Sack Lunch Seminar (SLS)

SLS: Johan Nilsson - Stockholm University, Sweden
Date Time Location
February 12th, 2010 12:10pm-1:10pm 54-915
Salinity-Dominated Thermohaline Circulation: Multiple Equilibria and Their Possible Relevance for the Paleo Arctic Ocean




This talk addresses some dynamical aspects of the Arctic Ocean stratification, which are partly motivated by indications of a large shelf ice system during the Marine Isotope Stage 6 (180-130 ky BP). Geological data are briefly presented that indicate a past Arctic Ocean shelf ice that reached several hundreds of meter below the sea surface. In the present-day Arctic Ocean, the presence of a warm layer of Atlantic water a few hundred meters below the surface appears to hinder the formation of shelf ice. Can a weak freshwater input result in a deep cold halocline that pushes the Atlantic layer downward?
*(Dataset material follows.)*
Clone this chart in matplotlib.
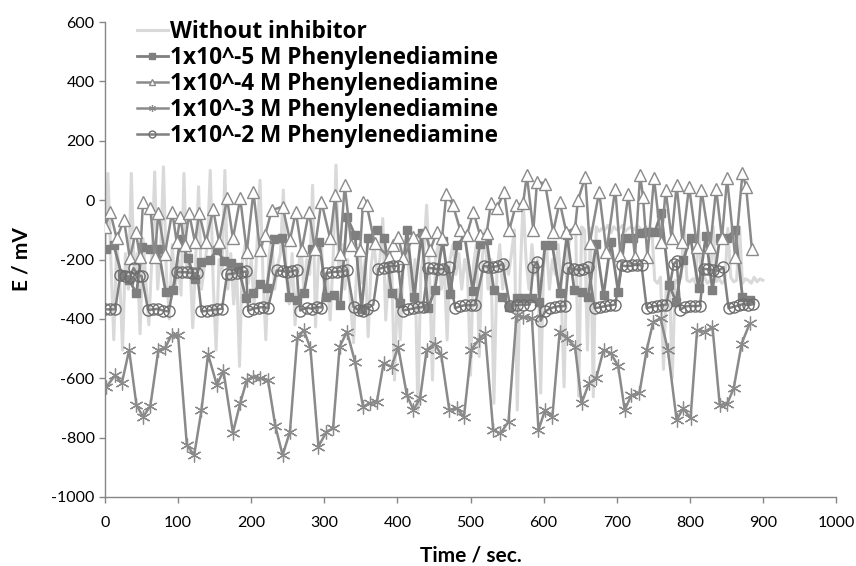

This question and some related aspects of salinity-dominated thermohaline circulation is examined using a conceptual two-layer model and numerical simulations. In particular, the dynamics in the limit of weak and deep reaching stratification is considered. The possible significance for the Arctic Ocean of multiple equilibrium solutions that arise in the conceptual model is discussed.